I canali esistenti, d'altra parte, non sembrano godere di ottima salute. Messi in soffitta esperimenti non troppo riusciti, come il Costanzo Show relegato in un sottocanale di Canale5 versione Dtt, stanno mostrando la corda quelle reti costruite in economia assoluta, come Rai Utile, che non hanno la possibilità materiale di accalappiare quote minimamente interessanti di telespettatori e a volte si è addirittura arrivati alla chiusura. È il caso di La7 Sport, che Telecom Italia Media ha deciso di mandare in soffitta qualche giorno fa, scatenando le ire del Cdr.

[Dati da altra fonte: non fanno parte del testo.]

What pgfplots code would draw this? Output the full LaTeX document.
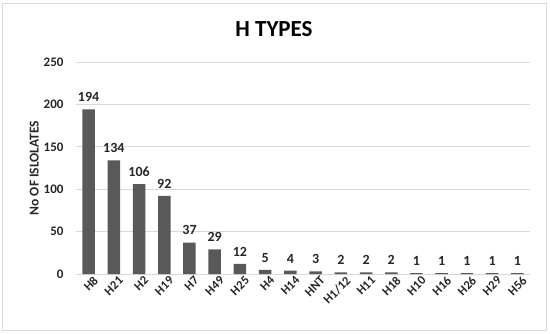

Non troppo convincente la veste positiva che l'azienda ha voluto confezionare per indorare la pillola: “Il nuovo Pacchetto Estate permetterà, a 19 euro e per un mese dal giorno dell’attivazione, di vedere tutti i programmi offerti dal palinsesto di La7 CartaPiù: vela, calcio, motori, telefilm. Questa nuova offerta vedrà impegnate anche parte delle risorse precedentemente dedicate al canale digitale La7 Sport”.

L'impressione è che siano magre anche le vacche sul versante pay e che dunque sia Mediaset che Telecom stiano cercando nuove strade per vendere i loro contenuti, confezionando pacchetti abbonamento vantaggiosi che riescano a dissuadere l'utente tentato dalle offerte di Sky. A sproposito, poi, gli ultrà del Dtt hanno levato i calici per brindare al numero di decoder venduti fino ad oggi.

Cinque milioni possono essere considerati infatti un buon risultato per un mercato avviato, molto meno per una piattaforma che da anni pretende di soppiantare la vecchia televisione (qualcuno si ricorda ancora della mitica data di switch off del 31 dicembre 2006?). Soprattutto, però, bisognerà verificare quanti dei decoder venduti vengano realmente utilizzati e quanti, al contrario, abbiano presto fatto la fine del Commodore Vic 20. Si accettano scommesse.